Importing into Access is very fast, but inserting into the linked Oracle table is taking an extremely long time.

Here is the process I am currently using:

DoCmd.TransferText acImportFixed, "BUSSEP2014 Link Specification", "tblTempSmartSSP", strFName, False
db.Execute "INSERT INTO METER_DATA ([MPO_REFERENCE]) SELECT MPO_REFERENCE FROM tblTempSmartSSP;"`

tblTempSmartSSP is an Access Table and METER_DATA is a linked Oracle table

I also tried direct import to linked table and that was also very slow.
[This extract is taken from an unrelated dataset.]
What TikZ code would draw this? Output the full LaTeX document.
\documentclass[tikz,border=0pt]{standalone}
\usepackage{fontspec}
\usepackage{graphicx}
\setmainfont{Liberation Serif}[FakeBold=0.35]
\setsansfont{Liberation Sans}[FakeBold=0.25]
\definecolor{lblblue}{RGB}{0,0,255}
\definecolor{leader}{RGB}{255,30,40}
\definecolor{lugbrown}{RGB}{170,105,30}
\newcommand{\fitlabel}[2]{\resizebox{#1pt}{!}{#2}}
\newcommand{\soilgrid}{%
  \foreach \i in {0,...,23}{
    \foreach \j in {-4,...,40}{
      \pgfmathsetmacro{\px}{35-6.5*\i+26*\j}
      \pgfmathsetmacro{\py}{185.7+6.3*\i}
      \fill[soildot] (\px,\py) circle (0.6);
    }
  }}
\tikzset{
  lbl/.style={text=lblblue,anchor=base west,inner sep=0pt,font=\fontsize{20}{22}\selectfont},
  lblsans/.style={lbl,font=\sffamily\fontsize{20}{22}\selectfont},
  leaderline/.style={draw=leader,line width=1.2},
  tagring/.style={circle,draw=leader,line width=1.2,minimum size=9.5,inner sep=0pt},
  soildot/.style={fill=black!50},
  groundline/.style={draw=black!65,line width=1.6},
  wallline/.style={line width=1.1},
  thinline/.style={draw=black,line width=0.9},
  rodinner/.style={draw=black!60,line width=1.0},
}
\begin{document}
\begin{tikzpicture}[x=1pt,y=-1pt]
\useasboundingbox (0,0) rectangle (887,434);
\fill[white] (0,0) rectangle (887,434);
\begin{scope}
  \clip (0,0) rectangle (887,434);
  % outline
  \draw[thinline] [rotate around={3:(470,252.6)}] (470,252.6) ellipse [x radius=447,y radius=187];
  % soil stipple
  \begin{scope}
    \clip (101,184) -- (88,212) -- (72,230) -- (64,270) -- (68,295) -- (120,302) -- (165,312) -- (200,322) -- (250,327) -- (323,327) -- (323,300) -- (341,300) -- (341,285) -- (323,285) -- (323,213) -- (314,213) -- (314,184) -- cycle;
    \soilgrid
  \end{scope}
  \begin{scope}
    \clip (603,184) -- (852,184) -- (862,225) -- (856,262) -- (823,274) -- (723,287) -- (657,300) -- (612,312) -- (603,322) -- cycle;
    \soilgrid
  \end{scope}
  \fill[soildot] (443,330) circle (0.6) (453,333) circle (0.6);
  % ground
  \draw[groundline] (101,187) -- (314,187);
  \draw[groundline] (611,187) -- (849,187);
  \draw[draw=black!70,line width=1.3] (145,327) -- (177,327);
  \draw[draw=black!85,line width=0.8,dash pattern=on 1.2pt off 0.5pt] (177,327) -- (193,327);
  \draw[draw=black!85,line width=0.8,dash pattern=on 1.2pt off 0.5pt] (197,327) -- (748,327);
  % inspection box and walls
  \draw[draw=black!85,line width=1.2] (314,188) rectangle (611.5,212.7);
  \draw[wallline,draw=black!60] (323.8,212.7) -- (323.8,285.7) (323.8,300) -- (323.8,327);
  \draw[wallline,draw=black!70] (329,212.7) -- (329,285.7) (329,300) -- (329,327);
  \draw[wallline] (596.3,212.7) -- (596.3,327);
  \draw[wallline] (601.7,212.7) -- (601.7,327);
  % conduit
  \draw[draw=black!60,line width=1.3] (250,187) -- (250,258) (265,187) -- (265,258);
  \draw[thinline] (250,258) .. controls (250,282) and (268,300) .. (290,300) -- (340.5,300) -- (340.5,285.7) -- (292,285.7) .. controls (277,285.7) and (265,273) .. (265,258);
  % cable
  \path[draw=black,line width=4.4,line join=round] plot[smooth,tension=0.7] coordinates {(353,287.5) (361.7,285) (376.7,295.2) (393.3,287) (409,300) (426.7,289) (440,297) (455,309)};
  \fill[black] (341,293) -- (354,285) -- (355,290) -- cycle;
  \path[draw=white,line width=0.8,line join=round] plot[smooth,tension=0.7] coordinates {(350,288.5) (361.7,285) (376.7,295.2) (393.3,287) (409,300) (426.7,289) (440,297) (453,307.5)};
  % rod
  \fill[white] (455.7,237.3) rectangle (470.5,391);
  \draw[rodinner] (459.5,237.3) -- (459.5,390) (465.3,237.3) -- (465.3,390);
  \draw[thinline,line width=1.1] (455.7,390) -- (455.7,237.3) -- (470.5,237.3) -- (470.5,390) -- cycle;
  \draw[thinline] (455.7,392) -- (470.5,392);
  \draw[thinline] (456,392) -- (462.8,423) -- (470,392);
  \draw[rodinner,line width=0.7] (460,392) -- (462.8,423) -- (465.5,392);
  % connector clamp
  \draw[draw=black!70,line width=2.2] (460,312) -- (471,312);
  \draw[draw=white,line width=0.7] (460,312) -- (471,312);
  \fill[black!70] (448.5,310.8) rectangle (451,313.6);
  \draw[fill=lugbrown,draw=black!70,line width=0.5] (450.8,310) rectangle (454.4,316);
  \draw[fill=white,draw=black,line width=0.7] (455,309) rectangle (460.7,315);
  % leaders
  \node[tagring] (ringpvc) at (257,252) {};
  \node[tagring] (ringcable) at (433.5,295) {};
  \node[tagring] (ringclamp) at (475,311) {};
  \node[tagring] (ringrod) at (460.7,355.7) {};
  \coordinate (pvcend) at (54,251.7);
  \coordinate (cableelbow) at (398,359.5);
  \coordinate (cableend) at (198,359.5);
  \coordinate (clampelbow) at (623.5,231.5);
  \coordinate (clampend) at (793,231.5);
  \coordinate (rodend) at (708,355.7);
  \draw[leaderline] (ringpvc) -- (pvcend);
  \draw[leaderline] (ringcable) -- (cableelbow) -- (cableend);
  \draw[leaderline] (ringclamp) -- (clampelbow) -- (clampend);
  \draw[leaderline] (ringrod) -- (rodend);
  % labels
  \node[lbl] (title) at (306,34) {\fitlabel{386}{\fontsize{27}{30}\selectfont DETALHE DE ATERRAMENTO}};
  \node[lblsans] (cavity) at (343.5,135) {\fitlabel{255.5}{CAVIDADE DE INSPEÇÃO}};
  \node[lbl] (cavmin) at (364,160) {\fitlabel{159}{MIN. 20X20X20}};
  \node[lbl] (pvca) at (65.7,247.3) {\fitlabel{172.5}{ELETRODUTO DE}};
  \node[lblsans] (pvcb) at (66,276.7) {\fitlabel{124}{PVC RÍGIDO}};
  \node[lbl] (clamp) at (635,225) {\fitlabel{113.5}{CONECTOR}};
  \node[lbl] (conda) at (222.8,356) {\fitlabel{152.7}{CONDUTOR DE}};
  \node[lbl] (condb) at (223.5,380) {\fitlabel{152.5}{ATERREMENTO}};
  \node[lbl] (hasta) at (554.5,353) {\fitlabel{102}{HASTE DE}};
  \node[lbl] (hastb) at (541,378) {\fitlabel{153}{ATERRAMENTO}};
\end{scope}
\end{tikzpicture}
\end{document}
How can I speed up the process?


Solution

  • This situation is not uncommon when dealing with bulk INSERTs to ODBC linked tables in Access. In the case of the following Access query

    INSERT INTO METER_DATA (MPO_REFERENCE) 
    SELECT MPO_REFERENCE FROM tblTempSmartSSP
    

    where [METER_DATA] is an ODBC linked table and [tblTempSmartSSP] is a local (native) Access table, the Access Database Engine is somewhat limited in how clever it can be with ODBC linked tables because it has to be able to accommodate a wide range of target databases whose capabilities may vary greatly. Unfortunately, it often means that despite the single Access SQL statement what actually gets sent to the remote (linked) database is a separate INSERT (or equivalent) for each row in the local table. Understandably, that can prove to be very slow if the local table contains a large number of rows.
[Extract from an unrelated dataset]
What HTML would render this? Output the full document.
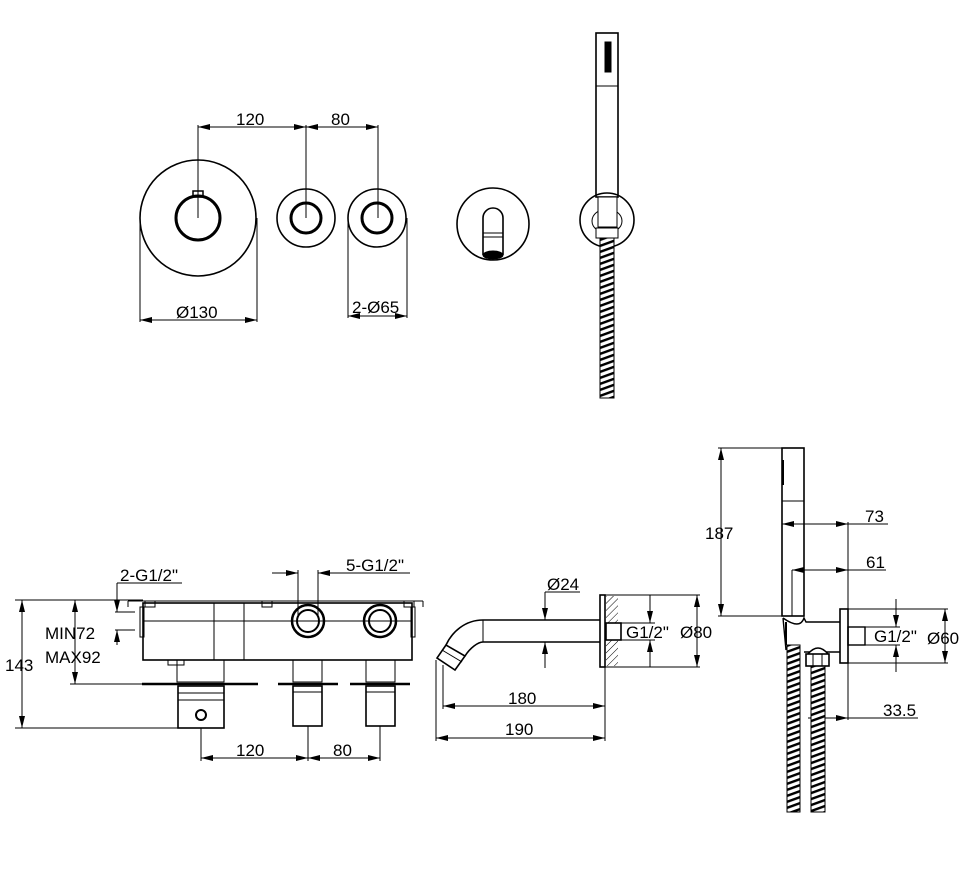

    Option 1: Native bulk inserts to the remote database

    All databases have one or more native mechanisms for the bulk loading of data: Microsoft SQL Server has "bcp" and BULK INSERT, and Oracle has "SQL*Loader". These mechanisms are optimized for bulk operations and will usually offer significant speed advantages. In fact, if the data needs to be imported into Access and "massaged" before being transferred to the remote database it can still be faster to dump the modified data back out to a text file and then bulk import it into the remote database.
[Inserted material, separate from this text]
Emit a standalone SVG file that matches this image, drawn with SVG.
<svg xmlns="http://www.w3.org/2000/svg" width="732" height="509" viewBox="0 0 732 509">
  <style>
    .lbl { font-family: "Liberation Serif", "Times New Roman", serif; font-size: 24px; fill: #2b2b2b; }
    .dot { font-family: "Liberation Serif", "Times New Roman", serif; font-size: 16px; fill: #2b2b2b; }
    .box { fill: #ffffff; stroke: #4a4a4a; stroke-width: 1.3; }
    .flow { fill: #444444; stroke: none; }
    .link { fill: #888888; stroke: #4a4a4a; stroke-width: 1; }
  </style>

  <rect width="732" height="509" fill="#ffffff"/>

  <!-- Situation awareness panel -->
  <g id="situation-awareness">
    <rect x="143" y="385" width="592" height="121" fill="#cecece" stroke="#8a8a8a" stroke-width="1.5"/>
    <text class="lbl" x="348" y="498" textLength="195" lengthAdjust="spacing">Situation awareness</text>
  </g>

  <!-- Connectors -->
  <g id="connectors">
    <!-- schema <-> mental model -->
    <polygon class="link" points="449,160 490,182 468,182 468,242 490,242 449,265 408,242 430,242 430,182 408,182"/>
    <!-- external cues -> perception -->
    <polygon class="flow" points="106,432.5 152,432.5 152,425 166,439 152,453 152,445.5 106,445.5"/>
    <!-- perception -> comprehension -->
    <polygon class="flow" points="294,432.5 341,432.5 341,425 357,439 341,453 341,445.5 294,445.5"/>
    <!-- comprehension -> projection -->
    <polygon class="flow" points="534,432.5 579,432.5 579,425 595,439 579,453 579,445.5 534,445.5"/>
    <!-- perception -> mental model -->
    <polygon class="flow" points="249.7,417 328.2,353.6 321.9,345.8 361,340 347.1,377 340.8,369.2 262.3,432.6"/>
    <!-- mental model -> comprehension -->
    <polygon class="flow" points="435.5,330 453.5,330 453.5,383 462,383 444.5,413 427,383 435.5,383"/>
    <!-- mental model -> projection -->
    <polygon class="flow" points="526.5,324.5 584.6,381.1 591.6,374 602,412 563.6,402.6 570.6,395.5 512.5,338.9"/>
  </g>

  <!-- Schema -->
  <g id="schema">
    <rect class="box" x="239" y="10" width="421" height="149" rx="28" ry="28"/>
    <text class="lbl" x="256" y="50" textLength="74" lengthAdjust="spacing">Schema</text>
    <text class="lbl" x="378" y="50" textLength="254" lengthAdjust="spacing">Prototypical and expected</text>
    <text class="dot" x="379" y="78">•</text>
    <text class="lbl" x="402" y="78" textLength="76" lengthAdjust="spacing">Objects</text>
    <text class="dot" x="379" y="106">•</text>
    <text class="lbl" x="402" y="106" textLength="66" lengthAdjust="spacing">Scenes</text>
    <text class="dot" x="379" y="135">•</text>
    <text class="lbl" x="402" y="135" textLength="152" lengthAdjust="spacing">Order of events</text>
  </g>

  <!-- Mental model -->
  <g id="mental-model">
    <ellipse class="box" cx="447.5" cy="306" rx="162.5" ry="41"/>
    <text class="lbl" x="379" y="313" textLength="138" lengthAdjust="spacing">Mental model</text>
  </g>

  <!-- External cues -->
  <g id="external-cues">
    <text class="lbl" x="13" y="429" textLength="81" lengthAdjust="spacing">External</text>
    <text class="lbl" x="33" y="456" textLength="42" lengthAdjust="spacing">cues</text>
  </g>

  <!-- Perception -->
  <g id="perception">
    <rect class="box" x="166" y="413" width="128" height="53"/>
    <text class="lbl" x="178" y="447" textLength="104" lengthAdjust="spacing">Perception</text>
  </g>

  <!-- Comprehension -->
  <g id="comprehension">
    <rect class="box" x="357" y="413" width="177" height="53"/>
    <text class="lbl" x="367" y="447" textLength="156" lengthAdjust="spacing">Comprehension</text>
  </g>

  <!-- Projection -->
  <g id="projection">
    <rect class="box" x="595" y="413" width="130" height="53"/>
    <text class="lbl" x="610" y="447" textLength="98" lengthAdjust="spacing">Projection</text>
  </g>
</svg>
    Option 2(a): Using Python and pandas

    pyodbc with fast_executemany=True can upload rows much faster than INSERT INTO … SELECT … on a linked table. See this answer for details.

    Option 2(b): Using a pass-through query in Access

    If the bulk import mechanisms are not a feasible option, then another possibility is to build one or more pass-through queries in Access to upload the data using INSERT statements that can insert more than one row at a time.

    For example, if the remote database was SQL Server (2008 or later) then we could run an Access pass-through (T-SQL) query like this

    INSERT INTO METER_DATA (MPO_REFERENCE) VALUES (1), (2), (3)
    

    to insert three rows with one INSERT statement.

    According to an answer to another earlier question here the corresponding syntax for Oracle would be

    INSERT ALL
        INTO METER_DATA (MPO_REFERENCE) VALUES (1)
        INTO METER_DATA (MPO_REFERENCE) VALUES (2)
        INTO METER_DATA (MPO_REFERENCE) VALUES (3)
    SELECT * FROM DUAL;
    

    I tested this approach with SQL Server (as I don't have access to an Oracle database) using a native [tblTempSmartSSP] table with 10,000 rows. The code ...

    Sub LinkedTableTest()
        Dim cdb As DAO.Database
        Dim t0 As Single
        
        t0 = Timer
        Set cdb = CurrentDb
        cdb.Execute _
                "INSERT INTO METER_DATA (MPO_REFERENCE) " & _
                "SELECT MPO_REFERENCE FROM tblTempSmartSSP", _
                dbFailOnError
        Set cdb = Nothing
        Debug.Print "Elapsed time " & Format(Timer - t0, "0.0") & " seconds."
    End Sub
    

    ... took approximately 100 seconds to execute in my test environment.

    By contrast the following code, which builds multi-row INSERTs as described above (using what Microsoft calls a Table Value Constructor) ...

    Sub PtqTest()
        Dim cdb As DAO.Database, rst As DAO.Recordset
        Dim t0 As Single, i As Long, valueList As String, separator As String
    
        t0 = Timer
        Set cdb = CurrentDb
        Set rst = cdb.OpenRecordset("SELECT MPO_REFERENCE FROM tblTempSmartSSP", dbOpenSnapshot)
        i = 0
        valueList = ""
        separator = ""
        Do Until rst.EOF
            i = i + 1
            valueList = valueList & separator & "(" & rst!MPO_REFERENCE & ")"
            If i = 1 Then
                separator = ","
            End If
            If i = 1000 Then
                SendInsert valueList
                i = 0
                valueList = ""
                separator = ""
            End If
            rst.MoveNext
        Loop
        If i > 0 Then
            SendInsert valueList
        End If
        rst.Close
        Set rst = Nothing
        Set cdb = Nothing
        Debug.Print "Elapsed time " & Format(Timer - t0, "0.0") & " seconds."
    End Sub
    
    Sub SendInsert(valueList As String)
        Dim cdb As DAO.Database, qdf As DAO.QueryDef
        
        Set cdb = CurrentDb
        Set qdf = cdb.CreateQueryDef("")
        qdf.Connect = cdb.TableDefs("METER_DATA").Connect
        qdf.ReturnsRecords = False
        qdf.sql = "INSERT INTO METER_DATA (MPO_REFERENCE) VALUES " & valueList
        qdf.Execute dbFailOnError
        Set qdf = Nothing
        Set cdb = Nothing
    End Sub
    

    ... took between 1 and 2 seconds to produce the same results.

    (T-SQL Table Value Constructors are limited to inserting 1000 rows at a time, so the above code is a bit more complicated than it would be otherwise.)